The question as to the origin of the expression “Cheshire cat” was raised in the columns of Notes and Queries on April 24, 1852, where the following explanation was proffered by “H.,” a good thirteen years before Alice’s Adventures in Wonderland was published:
I remember to have heard many years ago, that it owes its origin [the Cheshire cat] to the unhappy attempts of a sign painter of that county to represent a lion rampant, which was the crest of an influential family, on the sign-boards of many of the inns. The resemblance of these lions to cats caused them to be generally called by the more ignoble name. A similar case is to be found in the village of Charlton, between Pewsey and Devizes, Wiltshire. A public-house by the road-side is commonly known by the name of The Cat at Charlton. The sign of the house was originally a lion or tiger, or some such animal, the crest of the family of, I believe, Sir Edward Poore.
At it happens, H. was wrong about Sir Edward Poore, third baronet, of Rushall in Wiltshire, whose crest was not a lion but an ermine-sleeved arm clasping an arrow. However, the Egertons of Tatton Park and Arley Hall in Cheshire did have a lion on their coat of arms, which was apparently painted on the signs outside inns traditionally associated with the family and their estate workers. Certainly there was once no shortage of inns in Cheshire with strong feline associations: The Red Cat at Brimstage, two called The Cheshire Cat, one at Nantwich and one at Brinnington, The Cat and the Lion at Stretton (which is not far from Daresbury, where Lewis Carroll was born) and The Cat and Fiddle at Buxton.

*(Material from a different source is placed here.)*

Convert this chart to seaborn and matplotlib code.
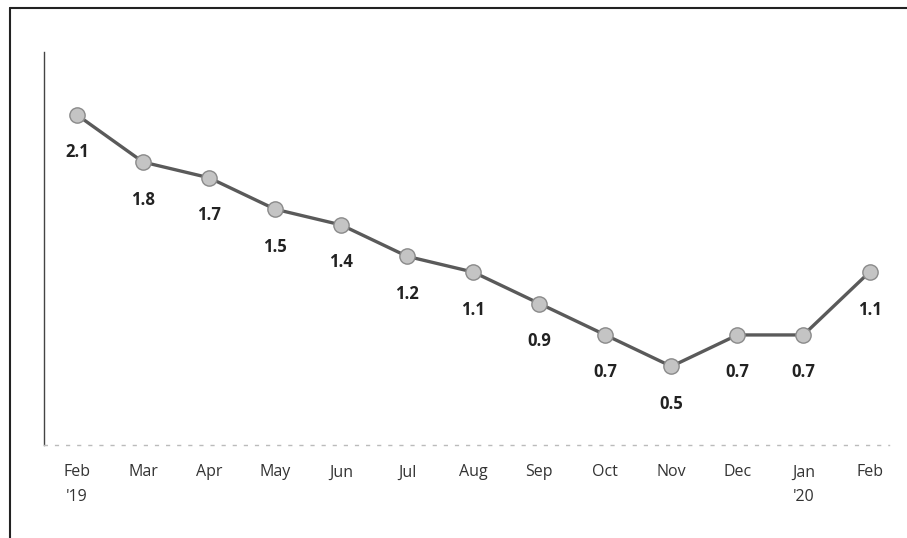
import numpy as np
import pandas as pd
import matplotlib
matplotlib.use("Agg")
import matplotlib.pyplot as plt
import seaborn as sns
from matplotlib.lines import Line2D

months = ["Feb\n'19", "Mar", "Apr", "May", "Jun", "Jul", "Aug",
          "Sep", "Oct", "Nov", "Dec", "Jan\n'20", "Feb"]
values = [2.1, 1.8, 1.7, 1.5, 1.4, 1.2, 1.1, 0.9, 0.7, 0.5, 0.7, 0.7, 1.1]

sns.set_style("white")
plt.rcParams["font.family"] = ["Open Sans", "DejaVu Sans"]

df = pd.DataFrame({"pos": np.arange(len(months)), "value": values})

fig = plt.figure(figsize=(9.07, 5.38), dpi=100)
ax = fig.add_axes([0.0485, 0.1729, 0.932, 0.7304])

sns.lineplot(data=df, x="pos", y="value", ax=ax, color="#5a5a5a", linewidth=2.4,
             marker="o", markersize=11, markerfacecolor="#c4c4c4",
             markeredgecolor="#8a8a8a", markeredgewidth=1.0)

for x, v in zip(df["pos"], df["value"]):
    ax.annotate(f"{v:.1f}", (x, v), xytext=(0, -27), textcoords="offset points",
                ha="center", va="center", fontsize=12, fontweight="bold",
                color="#222222")

ax.set_xlim(-0.5, 12.3)
ax.set_ylim(0, 2.5)
ax.set_xticks(df["pos"])
ax.set_xticklabels(months, fontsize=11.5, color="#333333", linespacing=1.75)
ax.set_yticks([])
ax.set_xlabel("")
ax.set_ylabel("")
ax.tick_params(axis="x", length=0, pad=14)

for side in ["top", "right"]:
    ax.spines[side].set_visible(False)
ax.spines["left"].set_color("#444444")
ax.spines["left"].set_linewidth(1.0)
ax.spines["bottom"].set_color("#bbbbbb")
ax.spines["bottom"].set_linestyle((0, (2, 6)))
ax.spines["bottom"].set_linewidth(1.0)

# scanned frame border
fig.add_artist(Line2D([10 / 907, 10 / 907], [0, 1 - 8 / 538],
                      transform=fig.transFigure, color="#222222", linewidth=1.5))
fig.add_artist(Line2D([10 / 907, 1], [1 - 8 / 538, 1 - 8 / 538],
                      transform=fig.transFigure, color="#222222", linewidth=1.5))

fig.savefig("out.png", dpi=100)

Or else the cat might have originated as a joke at the expense of some local identity such as Mr. Caterling, a gamekeeper in the time of Richard III who was noted for his ferocious way of dealing with poachers. It does not seem very likely that to grin like a Cheshire cat is merely an abbreviation of to grin like a Cheshire Caterling but this has also been proposed. According to another story the same Mr. Caterling had a grossly disfiguring sabre scar on his face. Other Cestrian candidates are one Thomas Catlin, who was evidently disliked because he was mean (and wore what would today be called a sadistic smile), or Sir William Catesby, a Speaker of the House of Commons who was beheaded at Bosworth in 1485.

Carroll depends here upon the strong contrast between his rather spiky protagonist (who gesticulates in a decidedly unfeline way) and what most people observe in real cats. However, there are certain points of similarity between the Cheshire Puss and domestic cats that keep us on our toes: For example, cats do get angry and, when provoked, horripilate, that is, make their fur stand on end so they look bigger and more threatening. (This useful skill is also called piloerection.) And the Cheshire cat is quite right: in a rage, usually before combat, cats crouch close to the ground, bare their teeth and swish their tail from side to side. Charles Darwin was particularly struck by the fact that in this more extreme state of anger, cats do not bother to horripilate. As well, particularly when hunting rodents, cats chatter, rapidly clicking their teeth together, a reflex that is thought to anticipate the mechanism by which they eventually secure their prey by the back of the neck and sever its spinal cord.

The most memorable aspect of Lewis Carroll’s invention is of course the Cheshire cat’s famous magical vanishing act. Was T. S. Eliot recalling it when he devised the following stanza of his rather gloomy poem “Morning at the Window’ (1917)?
The brown waves of fog toss up to me
Twisted faces from the bottom of the street,
And tear from a passer-by with muddy skirts
An aimless smile that hovers in the air
And vanishes along the level of the roofs.
It seems at least possible. Certainly the gesture has prompted many different explanations ranging from the waning of the moon, traditionally associated with madness, to Sir Shane Leslie’s theory that the elusive cat was Carroll’s satirical representation of the catholic Archbishop of Westminster, Cardinal Wiseman. Perhaps it is as simple as this: Carroll was fond of cats, and Alice Liddell, his subject and muse, owned a tabby cat called Dinah.